Eileen and Jerry Spinelli
Can you give an example of some ways you nurture your writing self – process, practice, routine? Donna Jo: When I finish a page, I get a Hershey’s kiss. When I finish a chapter, I get a beer. When I finish a whole first draft, my husband and I share a bottle of prosecco. Jerry: I love it when the muse pays me a visit. But that happens maybe once a decade. So it’s a job and I treat it as such. I mount the stairs to my office and begin writing each morning at ten. And often a funny thing happens. The fingers on the keys, the letters marching across the screen have a way of creating an energy, like jump-starting a car or flint-stoning a fire. Momentum carries me along. I find myself in places unseen from the vantage of inactivity, and, in the best moments, I find myself sneaking up on the muse. Eileen: I try to write most days. I read. A lot. I talk to writing friends. If I’m stuck and spinning my wheels…I do something else for a while: weed the garden…browse in a thrift shop…take a nap…reorganize the kitchen…play Scrabble…

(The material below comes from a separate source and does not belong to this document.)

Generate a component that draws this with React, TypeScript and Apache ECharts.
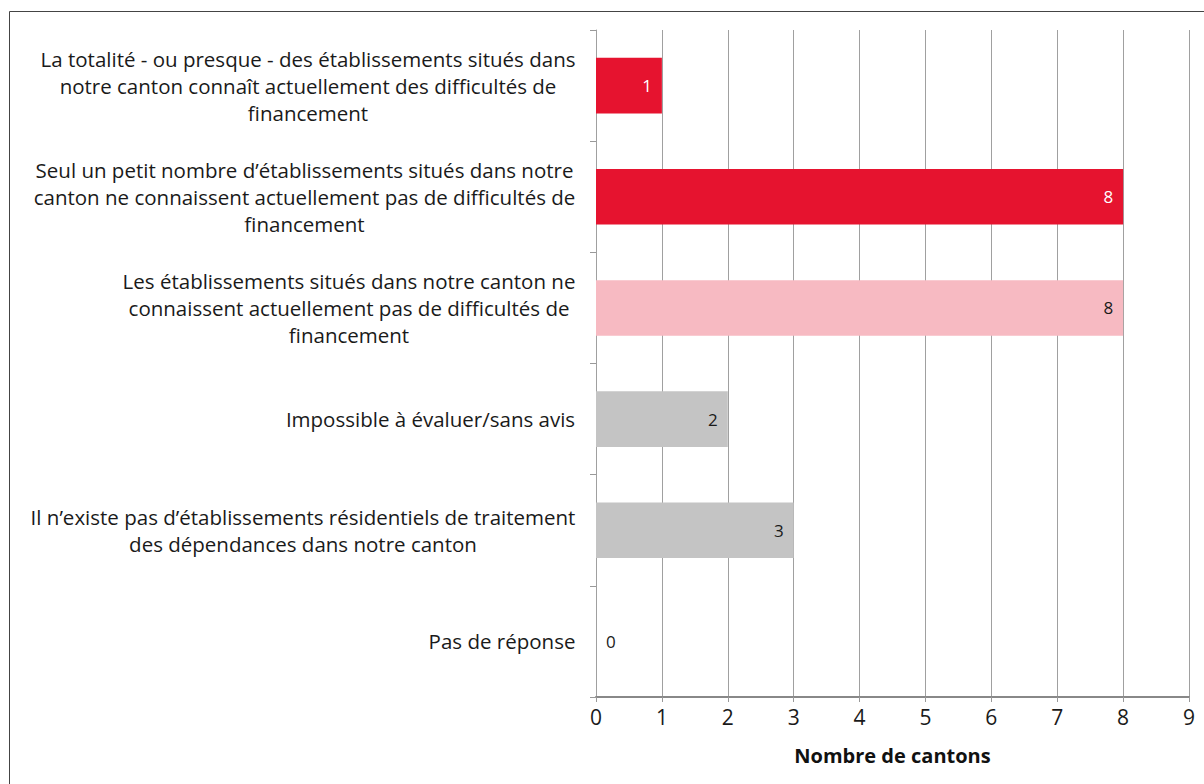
import React, { useEffect, useRef } from "react";
import * as echarts from "echarts";

const categories: string[] = [
  "La totalité - ou presque - des établissements situés dans\nnotre canton connaît actuellement des difficultés de\nfinancement",
  "Seul un petit nombre d’établissements situés dans notre\ncanton ne connaissent actuellement pas de difficultés de\nfinancement",
  "Les établissements situés dans notre canton ne\nconnaissent actuellement pas de difficultés de\nfinancement",
  "Impossible à évaluer/sans avis",
  "Il n’existe pas d’établissements résidentiels de traitement\ndes dépendances dans notre canton",
  "Pas de réponse",
];
const values: number[] = [1, 8, 8, 2, 3, 0];
const barColors: string[] = ["#E6132F", "#E6132F", "#F7BAC2", "#C4C4C4", "#C4C4C4", "#C4C4C4"];
const labelColors: string[] = ["#FFFFFF", "#FFFFFF", "#1A1A1A", "#1A1A1A", "#1A1A1A", "#1A1A1A"];
const xTicks: number[] = [0, 1, 2, 3, 4, 5, 6, 7, 8, 9];

const FONT = "'Open Sans', 'DejaVu Sans', sans-serif";
const CAT_SIZE = 20.5;

export default function App() {
  const ref = useRef<HTMLDivElement>(null);
  useEffect(() => {
    document.body.style.margin = "0";
    if (!ref.current) return;
    const chart = echarts.init(ref.current, undefined, { renderer: "svg" });

    const ctx = document.createElement("canvas").getContext("2d")!;
    ctx.font = `${CAT_SIZE}px 'Open Sans'`;
    const rich: Record<string, any> = {};
    categories.forEach((c, i) => {
      const w = Math.max(...c.split("\n").map((l) => ctx.measureText(l).width));
      rich["r" + i] = {
        width: Math.ceil(w) + 1,
        align: "center",
        fontSize: CAT_SIZE,
        lineHeight: 27,
        fontFamily: FONT,
        color: "#1A1A1A",
      };
    });

    chart.setOption({
      animation: false,
      graphic: [
        {
          type: "rect",
          shape: { x: 9.5, y: 11.5, width: 1400, height: 1000 },
          style: { fill: "none", stroke: "#444", lineWidth: 1 },
          silent: true,
        },
      ],
      grid: { left: 596, right: 15, top: 30, bottom: 87 },
      xAxis: {
        type: "value",
        min: xTicks[0],
        max: xTicks[xTicks.length - 1],
        interval: 1,
        name: "Nombre de cantons",
        nameLocation: "middle",
        nameGap: 48,
        nameTextStyle: { fontFamily: FONT, fontSize: 20, fontWeight: "bold", color: "#111" },
        axisLine: { show: true, lineStyle: { color: "#888", width: 2 } },
        axisTick: { show: true, length: 5, lineStyle: { color: "#999" } },
        axisLabel: { fontFamily: FONT, fontSize: 21, color: "#1A1A1A", margin: 9 },
        splitLine: { show: true, lineStyle: { color: "#A0A0A0", width: 1 } },
      },
      yAxis: {
        type: "category",
        inverse: true,
        data: categories,
        axisLine: { show: true, lineStyle: { color: "#A0A0A0", width: 1 } },
        axisTick: { show: true, length: 6, lineStyle: { color: "#999" } },
        axisLabel: {
          margin: 20,
          align: "right",
          formatter: (value: string, index: number) =>
            value
              .split("\n")
              .map((l) => `{r${index}|${l}}`)
              .join("\n"),
          rich,
        },
      },
      series: [
        {
          type: "bar",
          barWidth: "50%",
          data: values.map((v, i) => ({
            value: v,
            itemStyle: { color: barColors[i] },
            label: {
              show: true,
              position: v === 0 ? "right" : "insideRight",
              distance: 10,
              color: labelColors[i],
              fontFamily: FONT,
              fontSize: 17,
            },
          })),
        },
      ],
    });
    return () => chart.dispose();
  }, []);
  return <div ref={ref} style={{ width: 1204, height: 784 }} />;
}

Can you share a few thoughts on how new writers can build a successful writing practice? Donna Jo: Take yourself seriously. Make promises to yourself and keep them — just as you would if you made a promise to a colleague. Work hard. Jerry: Do you have time to read a few hundred pages? But in the end, really, ninety percent of it is this: WRITE. WRITE. WRITE. Eileen: Know yourself. Do you have best energy in the morning? Or evening? Do your thoughts flow better writing longhand…or on the computer? Talk with other writers. How do they make time for the writing work? Are you willing to give up an hour of TV most days? If there are too many distractions at home…can you get to a library or cafe for an hour?

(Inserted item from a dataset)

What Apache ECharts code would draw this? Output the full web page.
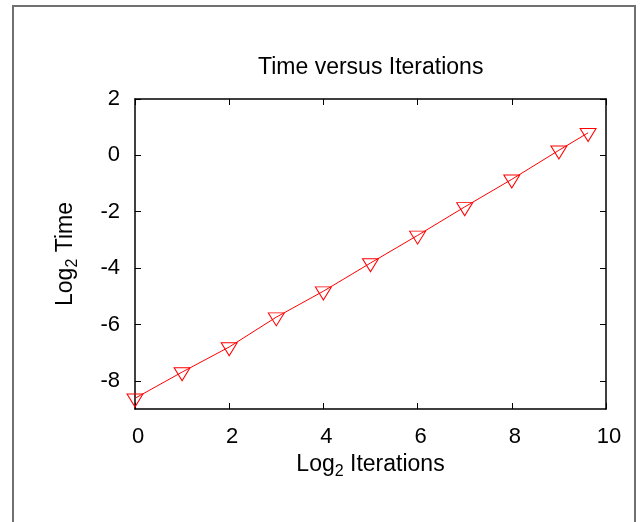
<!DOCTYPE html>
<html>
<head>
<meta charset="utf-8">
<script src="https://cdn.jsdelivr.net/npm/echarts@6/dist/echarts.min.js"></script>
<style>
html,body{margin:0;padding:0;background:#fff;}
#chart{width:642px;height:522px;}
</style>
</head>
<body>
<div id="chart"></div>
<script>
// Data
var log2Iterations = [0, 1, 2, 3, 4, 5, 6, 7, 8, 9, 9.62];
var log2Time = [-8.62, -7.69, -6.80, -5.74, -4.82, -3.82, -2.84, -1.83, -0.85, 0.18, 0.80];
var xTicks = [0, 2, 4, 6, 8, 10];
var yTicks = [-8, -6, -4, -2, 0, 2];

var FONT = '"Liberation Sans", Arial, Helvetica, sans-serif';
var points = log2Iterations.map(function (x, i) { return [x, log2Time[i]]; });

var chart = echarts.init(document.getElementById('chart'), null, {renderer: 'canvas'});
var axisLineStyle = {color: '#000', width: 1.5};
var tickStyle = {color: '#000', width: 1};

var option = {
  backgroundColor: '#fff',
  animation: false,
  title: {
    text: 'Time versus Iterations',
    left: 253,
    top: 49,
    textStyle: {fontFamily: FONT, fontSize: 23, fontWeight: 'normal', color: '#000', lineHeight: 28}
  },
  graphic: [{
    type: 'rect',
    shape: {x: 13, y: 6, width: 622, height: 600},
    style: {fill: 'none', stroke: '#707070', lineWidth: 2},
    silent: true
  }],
  grid: {left: 135, right: 36, top: 99, bottom: 113, containLabel: false},
  xAxis: [{
    type: 'value', position: 'bottom', min: 0, max: 10, interval: 2,
    name: '{a|Log}{s|2}{a| Iterations}',
    nameLocation: 'middle', nameGap: 39,
    nameTextStyle: {
      rich: {
        a: {fontFamily: FONT, fontSize: 23, color: '#000', lineHeight: 30},
        s: {fontFamily: FONT, fontSize: 16, color: '#000', lineHeight: 30, verticalAlign: 'bottom'}
      }
    },
    axisLine: {show: true, onZero: false, lineStyle: axisLineStyle},
    axisTick: {show: true, inside: true, length: 6, lineStyle: tickStyle},
    axisLabel: {fontFamily: FONT, fontSize: 22, color: '#000', margin: 17, padding: [0, 0, 0, 6], customValues: xTicks},
    splitLine: {show: false}
  }, {
    type: 'value', position: 'top', min: 0, max: 10, interval: 2,
    axisLine: {show: true, onZero: false, lineStyle: axisLineStyle},
    axisTick: {show: true, inside: true, length: 6, lineStyle: tickStyle},
    axisLabel: {show: false},
    splitLine: {show: false}
  }],
  yAxis: [{
    type: 'value', position: 'left', min: -9, max: 2,
    name: '{a|Log}{s|2}{a| Time}',
    nameLocation: 'middle', nameGap: 54, nameRotate: 90,
    nameTextStyle: {
      rich: {
        a: {fontFamily: FONT, fontSize: 23, color: '#000', lineHeight: 30},
        s: {fontFamily: FONT, fontSize: 16, color: '#000', lineHeight: 30, verticalAlign: 'bottom'}
      }
    },
    axisLine: {show: true, onZero: false, lineStyle: axisLineStyle},
    axisTick: {show: true, inside: true, length: 6, lineStyle: tickStyle, customValues: yTicks},
    axisLabel: {fontFamily: FONT, fontSize: 22, color: '#000', margin: 15, customValues: yTicks},
    splitLine: {show: false}
  }, {
    type: 'value', position: 'right', min: -9, max: 2,
    axisLine: {show: true, onZero: false, lineStyle: axisLineStyle},
    axisTick: {show: true, inside: true, length: 6, lineStyle: tickStyle, customValues: yTicks},
    axisLabel: {show: false},
    splitLine: {show: false}
  }],
  series: [{
    type: 'line',
    xAxisIndex: 0,
    yAxisIndex: 0,
    data: points,
    showAllSymbol: true,
    symbol: 'path://M0,0 L23,0 L11.5,20 Z',
    symbolSize: [16, 13],
    symbolOffset: [0, 2.2],
    lineStyle: {color: '#ff0000', width: 1},
    itemStyle: {color: 'rgba(255,255,255,0)', borderColor: '#ff0000', borderWidth: 1},
    emphasis: {disabled: true}
  }]
};
chart.setOption(option);
</script>
</body>
</html>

How important (or not) is the concern about getting published, to the writing process? Does it inspire? Interfere? Donna Jo: The concern about getting published should be zero on the first drafts. On first drafts, just go wherever you need to go. Let it happen. Then, when you see what you have, you can ask yourself what you need to do to make this understandable not just to yourself, but to strangers as well. If it’s not understandable to strangers, it won’t get published. But if you’re writing only for yourself, you never have to ask that question. I hate the word “inspire” — I think there is no inspiration in writing, there is only hard work, faith, good spirit, flexibility — all the things you need to succeed at anything else. Jerry: Let’s stipulate at the start that self-publishing is off the table. So yes, you can take dead-aim at publication. You can study the market and try to tailor your work to fit. I tried that a long time ago and it didn’t go very well. For me–and I think for many others–the ticket was to identify what I wanted to write about and what I seemed to be good at and just go ahead and do it: write write write. The rest, I guess, is faith, faith that if your stuff is good enough sooner or later somebody will want to publish it. Generally speaking, I still think this is true. Eileen: For me (though not for everyone) being overly concerned about the market or getting published tends to interfere. I try to put that out of my mind until I have completed whatever it is I’m writing.